I’d say both forms tend to cause problems from a communication perspective. For instance, I have literally seen a full-blown argument break out in the office because two people disagreed on whether they thought a certain director was a "thought leader" or not. Now, how stupid is that?

On a more serious note, I find business buzzwords such as "headcount" (a buzzword that refers to employees) particularly insensitive and inhuman. For instance, I occasionally attend meetings and hear comments such as, “Well if we decide to consolidate the Jacksonville call center, we’ll only lose a headcount of 200.” When I hear that being thrown around casually, especially in the context of layoffs, I often imagine how different it would be if I were to translate it by saying, "So you think we should fire 200 human beings?"
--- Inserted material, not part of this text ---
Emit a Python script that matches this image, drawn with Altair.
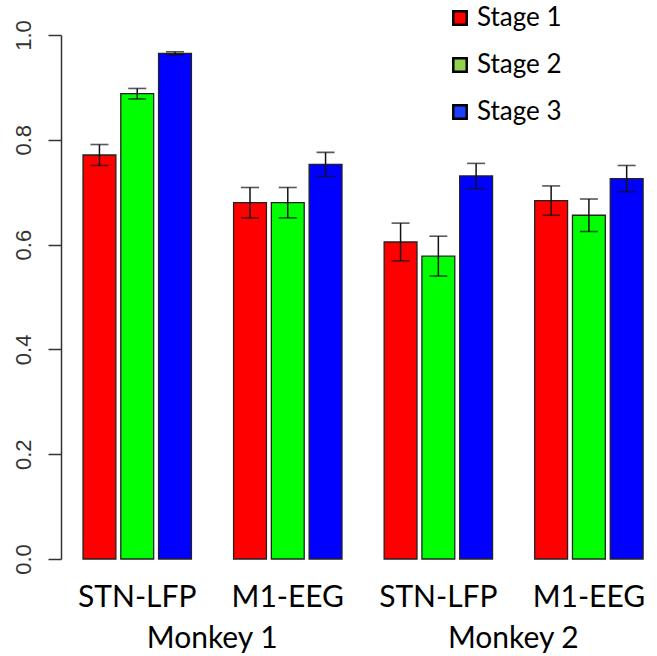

In situations like that, buzzwords are used as an instrument to desensitize very sensitive and personal topics. I abhor that usage of buzzwords the most because it transforms human beings into mere figures on someone’s spreadsheet.

When it comes to jargon, it seems like everybody claims to hate it, but then one day you walk into a company and it's like people are talking a different language. Why?

I’d say the primary reason business buzzwords occur is to convey connection. It's similar to an inside joke where a few individuals get the joke while outsiders do not. If you have ever been one of the people in on the joke, think about the immediate connection you felt to those who also understood it.

Likewise, I feel that most business buzzwords are used to silently say, "Hey, I’m part of the family because I know exactly what CTQ, BPL, QBR, and SPP mean." Workers that don't understand this ridiculous language of business buzzwords run the risk of being labeled an outsider. It’s conformity at its finest.

We can tell you like to make fun of this stuff, but is part of your goal to educate young professionals who might need to learn a thing or two about how executives talk? Do you think that greater understanding would benefit the younger workforce?

Definitely. I was and still am that young professional who strives to understand the law of the land. Unbeknownst to me, I was totally unprepared to communicate with the bosses when I entered the corporate world. It took me a few years to actually understand how to first interpret and then use business buzzwords effectively.

So, one of the primary reasons for launching TalkLikeTheBoss.com is to educate professionals on the language that is being used around them every workday. The site attracts young professionals who are eager to learn business jargon and seasoned professionals because it is laced with humor. And to be perfectly honest, I hold humor as the magic bullet that will save the world from business buzzwords. My hope is that people would see these buzzwords being defined and put into preposterous sentences, realize how silly they sound--and stop using them. Apparently I have high hopes.